--- start of Records for the exercise ---

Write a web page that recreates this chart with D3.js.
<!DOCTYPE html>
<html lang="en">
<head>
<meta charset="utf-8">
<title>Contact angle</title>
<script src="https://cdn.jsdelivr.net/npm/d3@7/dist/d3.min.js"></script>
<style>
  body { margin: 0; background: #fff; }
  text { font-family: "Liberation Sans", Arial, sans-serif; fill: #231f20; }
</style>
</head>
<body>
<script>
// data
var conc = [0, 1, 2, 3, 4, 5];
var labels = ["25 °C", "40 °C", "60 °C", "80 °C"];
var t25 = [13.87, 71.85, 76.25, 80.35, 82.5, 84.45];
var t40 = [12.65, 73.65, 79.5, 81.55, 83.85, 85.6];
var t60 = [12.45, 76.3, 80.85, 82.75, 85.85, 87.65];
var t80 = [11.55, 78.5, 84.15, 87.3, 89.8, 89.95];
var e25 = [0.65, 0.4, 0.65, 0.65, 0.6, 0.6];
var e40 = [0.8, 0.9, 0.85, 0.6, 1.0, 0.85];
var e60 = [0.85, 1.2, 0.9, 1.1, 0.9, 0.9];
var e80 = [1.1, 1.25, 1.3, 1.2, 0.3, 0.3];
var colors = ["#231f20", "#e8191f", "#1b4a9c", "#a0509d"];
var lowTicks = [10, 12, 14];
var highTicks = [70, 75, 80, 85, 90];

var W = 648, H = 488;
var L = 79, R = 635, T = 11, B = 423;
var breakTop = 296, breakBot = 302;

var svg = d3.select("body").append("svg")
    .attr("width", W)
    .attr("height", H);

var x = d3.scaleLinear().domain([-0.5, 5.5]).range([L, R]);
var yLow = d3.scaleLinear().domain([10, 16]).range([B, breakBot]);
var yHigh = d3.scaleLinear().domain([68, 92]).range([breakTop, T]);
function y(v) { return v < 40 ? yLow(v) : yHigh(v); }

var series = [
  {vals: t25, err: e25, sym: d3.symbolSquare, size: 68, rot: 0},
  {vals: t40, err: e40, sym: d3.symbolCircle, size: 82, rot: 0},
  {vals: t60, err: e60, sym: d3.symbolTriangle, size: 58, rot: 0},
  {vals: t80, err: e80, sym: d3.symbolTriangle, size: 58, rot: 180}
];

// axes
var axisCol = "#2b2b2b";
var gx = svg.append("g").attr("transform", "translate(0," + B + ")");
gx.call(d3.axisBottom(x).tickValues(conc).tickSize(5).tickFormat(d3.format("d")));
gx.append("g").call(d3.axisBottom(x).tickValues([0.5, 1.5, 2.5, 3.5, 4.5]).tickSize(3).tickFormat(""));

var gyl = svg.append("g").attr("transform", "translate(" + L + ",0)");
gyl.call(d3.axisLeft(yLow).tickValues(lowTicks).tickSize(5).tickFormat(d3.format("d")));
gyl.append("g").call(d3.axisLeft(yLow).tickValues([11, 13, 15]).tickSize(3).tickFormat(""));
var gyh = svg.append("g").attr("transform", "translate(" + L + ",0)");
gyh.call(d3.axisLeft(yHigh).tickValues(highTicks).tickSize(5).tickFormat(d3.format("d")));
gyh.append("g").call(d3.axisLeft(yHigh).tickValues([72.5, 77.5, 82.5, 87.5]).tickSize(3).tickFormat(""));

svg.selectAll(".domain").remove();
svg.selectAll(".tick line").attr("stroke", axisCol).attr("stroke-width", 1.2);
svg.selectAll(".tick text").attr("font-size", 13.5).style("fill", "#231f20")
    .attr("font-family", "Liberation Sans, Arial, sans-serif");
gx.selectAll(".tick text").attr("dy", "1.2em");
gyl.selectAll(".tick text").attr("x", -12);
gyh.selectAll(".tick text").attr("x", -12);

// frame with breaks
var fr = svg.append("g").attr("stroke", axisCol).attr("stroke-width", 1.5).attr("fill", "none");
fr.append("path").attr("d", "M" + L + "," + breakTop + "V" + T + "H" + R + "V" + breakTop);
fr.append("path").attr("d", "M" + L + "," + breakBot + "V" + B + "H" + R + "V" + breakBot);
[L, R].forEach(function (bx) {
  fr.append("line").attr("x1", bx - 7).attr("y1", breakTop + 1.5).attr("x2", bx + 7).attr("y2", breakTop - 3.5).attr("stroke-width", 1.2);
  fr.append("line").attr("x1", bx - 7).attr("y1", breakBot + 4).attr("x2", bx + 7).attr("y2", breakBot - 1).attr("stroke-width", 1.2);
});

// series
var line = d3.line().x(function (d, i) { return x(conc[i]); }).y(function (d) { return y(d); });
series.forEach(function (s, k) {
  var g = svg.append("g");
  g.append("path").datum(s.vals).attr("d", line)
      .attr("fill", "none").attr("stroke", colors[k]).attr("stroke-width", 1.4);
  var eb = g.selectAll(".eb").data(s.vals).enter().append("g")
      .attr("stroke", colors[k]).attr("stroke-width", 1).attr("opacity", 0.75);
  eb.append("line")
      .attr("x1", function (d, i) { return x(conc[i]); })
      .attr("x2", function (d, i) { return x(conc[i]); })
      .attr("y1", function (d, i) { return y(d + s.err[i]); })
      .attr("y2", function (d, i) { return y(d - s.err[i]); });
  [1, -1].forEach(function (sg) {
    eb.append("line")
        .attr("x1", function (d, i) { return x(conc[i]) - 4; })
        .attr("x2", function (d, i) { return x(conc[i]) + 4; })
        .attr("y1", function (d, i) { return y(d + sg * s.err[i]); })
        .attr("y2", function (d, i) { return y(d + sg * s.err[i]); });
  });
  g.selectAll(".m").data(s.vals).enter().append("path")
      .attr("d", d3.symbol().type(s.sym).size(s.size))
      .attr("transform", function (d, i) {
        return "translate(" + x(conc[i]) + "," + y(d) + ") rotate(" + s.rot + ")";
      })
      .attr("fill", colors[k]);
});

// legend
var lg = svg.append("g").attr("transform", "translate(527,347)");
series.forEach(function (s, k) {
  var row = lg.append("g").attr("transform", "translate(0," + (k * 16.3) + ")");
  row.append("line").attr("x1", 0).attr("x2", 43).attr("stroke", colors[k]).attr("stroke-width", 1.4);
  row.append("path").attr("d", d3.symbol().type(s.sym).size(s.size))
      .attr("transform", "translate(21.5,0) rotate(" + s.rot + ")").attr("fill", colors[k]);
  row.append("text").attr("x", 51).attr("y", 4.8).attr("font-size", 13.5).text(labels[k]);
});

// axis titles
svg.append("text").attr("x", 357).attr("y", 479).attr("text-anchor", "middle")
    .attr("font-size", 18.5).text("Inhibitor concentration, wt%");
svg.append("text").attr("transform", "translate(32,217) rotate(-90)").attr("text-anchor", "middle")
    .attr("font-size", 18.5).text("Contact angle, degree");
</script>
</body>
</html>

--- end of Records for the exercise ---
--- start of Records for the exercise ---

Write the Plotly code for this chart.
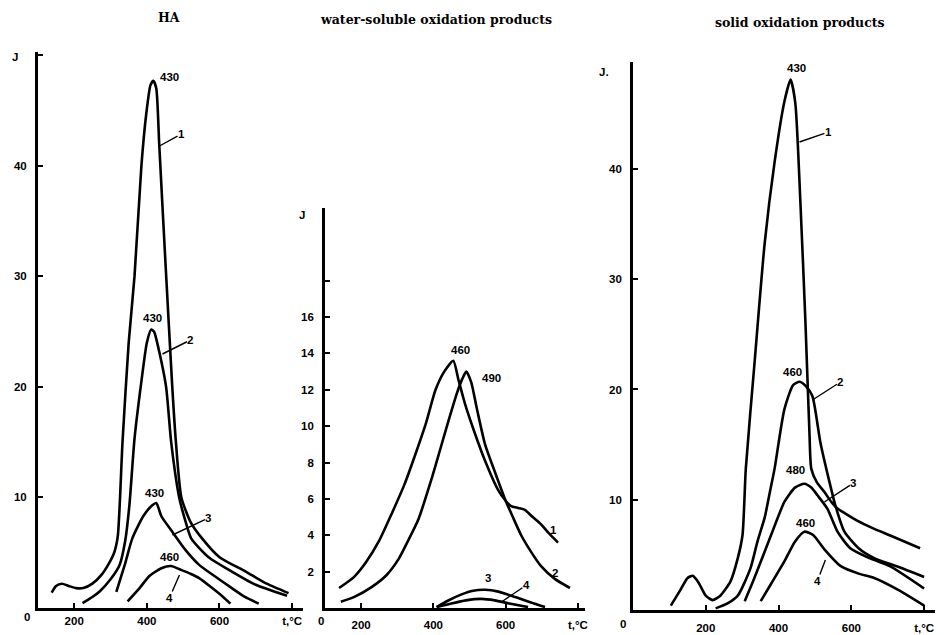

--- end of Records for the exercise ---
--- start of Records for the exercise ---

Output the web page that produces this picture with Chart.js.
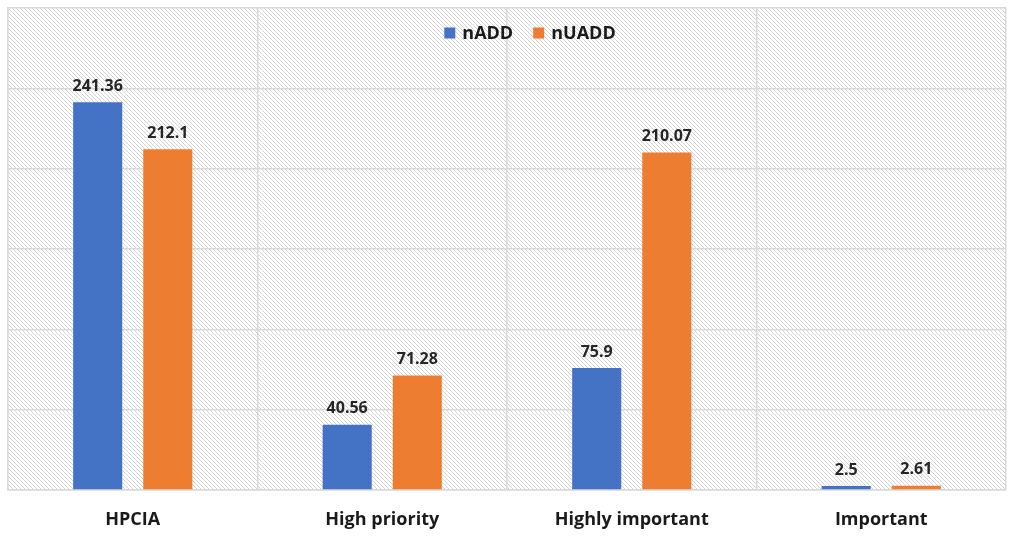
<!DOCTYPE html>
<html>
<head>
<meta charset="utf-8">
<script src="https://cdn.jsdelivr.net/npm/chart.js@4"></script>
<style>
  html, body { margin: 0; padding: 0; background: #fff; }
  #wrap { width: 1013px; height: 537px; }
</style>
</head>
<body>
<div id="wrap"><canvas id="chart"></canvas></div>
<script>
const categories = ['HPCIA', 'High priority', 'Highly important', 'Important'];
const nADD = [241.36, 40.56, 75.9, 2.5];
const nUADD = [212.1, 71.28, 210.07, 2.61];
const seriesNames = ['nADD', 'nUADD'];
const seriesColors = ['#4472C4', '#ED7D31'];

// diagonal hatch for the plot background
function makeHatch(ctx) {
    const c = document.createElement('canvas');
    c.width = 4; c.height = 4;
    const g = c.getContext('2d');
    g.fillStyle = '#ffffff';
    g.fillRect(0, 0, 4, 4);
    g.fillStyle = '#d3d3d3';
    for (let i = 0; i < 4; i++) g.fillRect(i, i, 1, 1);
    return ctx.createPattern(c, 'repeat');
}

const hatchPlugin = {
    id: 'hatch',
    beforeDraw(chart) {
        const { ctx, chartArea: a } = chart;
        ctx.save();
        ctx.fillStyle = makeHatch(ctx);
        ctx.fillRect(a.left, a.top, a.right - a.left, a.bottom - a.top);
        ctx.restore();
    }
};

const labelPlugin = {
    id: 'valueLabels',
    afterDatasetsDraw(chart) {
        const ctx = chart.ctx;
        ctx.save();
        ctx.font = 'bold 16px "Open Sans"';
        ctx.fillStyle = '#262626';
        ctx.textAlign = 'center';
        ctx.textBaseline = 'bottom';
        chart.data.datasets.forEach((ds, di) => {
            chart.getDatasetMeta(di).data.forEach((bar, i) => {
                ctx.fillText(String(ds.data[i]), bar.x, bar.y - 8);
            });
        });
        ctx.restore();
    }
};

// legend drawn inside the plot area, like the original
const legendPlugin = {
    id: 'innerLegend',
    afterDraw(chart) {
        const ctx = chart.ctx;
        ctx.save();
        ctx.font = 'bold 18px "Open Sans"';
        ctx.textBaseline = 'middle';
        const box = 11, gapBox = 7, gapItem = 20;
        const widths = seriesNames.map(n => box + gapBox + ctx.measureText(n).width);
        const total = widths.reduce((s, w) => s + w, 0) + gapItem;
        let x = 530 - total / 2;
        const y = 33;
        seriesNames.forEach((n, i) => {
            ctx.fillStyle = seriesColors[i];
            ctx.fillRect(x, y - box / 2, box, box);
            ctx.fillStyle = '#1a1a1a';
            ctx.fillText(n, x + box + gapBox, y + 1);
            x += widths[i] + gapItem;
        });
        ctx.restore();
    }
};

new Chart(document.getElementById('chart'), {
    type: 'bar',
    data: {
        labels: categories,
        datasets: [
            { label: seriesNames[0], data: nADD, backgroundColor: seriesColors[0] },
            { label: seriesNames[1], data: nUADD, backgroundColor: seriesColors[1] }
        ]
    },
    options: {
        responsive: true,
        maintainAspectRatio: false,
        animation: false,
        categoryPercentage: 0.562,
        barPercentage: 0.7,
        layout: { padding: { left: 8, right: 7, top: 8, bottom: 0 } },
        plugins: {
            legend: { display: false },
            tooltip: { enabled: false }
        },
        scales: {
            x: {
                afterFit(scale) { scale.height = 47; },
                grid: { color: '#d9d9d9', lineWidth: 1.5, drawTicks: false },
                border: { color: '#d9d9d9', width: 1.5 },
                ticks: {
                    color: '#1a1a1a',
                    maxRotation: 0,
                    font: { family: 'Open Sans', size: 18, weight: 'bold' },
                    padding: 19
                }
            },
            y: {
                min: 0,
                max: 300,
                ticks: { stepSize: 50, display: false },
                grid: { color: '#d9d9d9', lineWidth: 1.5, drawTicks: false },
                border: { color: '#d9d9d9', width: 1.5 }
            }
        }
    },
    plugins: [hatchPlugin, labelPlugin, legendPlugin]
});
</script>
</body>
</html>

--- end of Records for the exercise ---

- [Exercise brief]
Looking at the data above, return every line from the one with "Write a web" down to the one with "40 ? yLow(v)", exactly and inclusively.

- [Result of this exercise]
Write a web page that recreates this chart with D3.js.
<!DOCTYPE html>
<html lang="en">
<head>
<meta charset="utf-8">
<title>Contact angle</title>
<script src="https://cdn.jsdelivr.net/npm/d3@7/dist/d3.min.js"></script>
<style>
  body { margin: 0; background: #fff; }
  text { font-family: "Liberation Sans", Arial, sans-serif; fill: #231f20; }
</style>
</head>
<body>
<script>
// data
var conc = [0, 1, 2, 3, 4, 5];
var labels = ["25 °C", "40 °C", "60 °C", "80 °C"];
var t25 = [13.87, 71.85, 76.25, 80.35, 82.5, 84.45];
var t40 = [12.65, 73.65, 79.5, 81.55, 83.85, 85.6];
var t60 = [12.45, 76.3, 80.85, 82.75, 85.85, 87.65];
var t80 = [11.55, 78.5, 84.15, 87.3, 89.8, 89.95];
var e25 = [0.65, 0.4, 0.65, 0.65, 0.6, 0.6];
var e40 = [0.8, 0.9, 0.85, 0.6, 1.0, 0.85];
var e60 = [0.85, 1.2, 0.9, 1.1, 0.9, 0.9];
var e80 = [1.1, 1.25, 1.3, 1.2, 0.3, 0.3];
var colors = ["#231f20", "#e8191f", "#1b4a9c", "#a0509d"];
var lowTicks = [10, 12, 14];
var highTicks = [70, 75, 80, 85, 90];

var W = 648, H = 488;
var L = 79, R = 635, T = 11, B = 423;
var breakTop = 296, breakBot = 302;

var svg = d3.select("body").append("svg")
    .attr("width", W)
    .attr("height", H);

var x = d3.scaleLinear().domain([-0.5, 5.5]).range([L, R]);
var yLow = d3.scaleLinear().domain([10, 16]).range([B, breakBot]);
var yHigh = d3.scaleLinear().domain([68, 92]).range([breakTop, T]);
function y(v) { return v < 40 ? yLow(v) : yHigh(v); }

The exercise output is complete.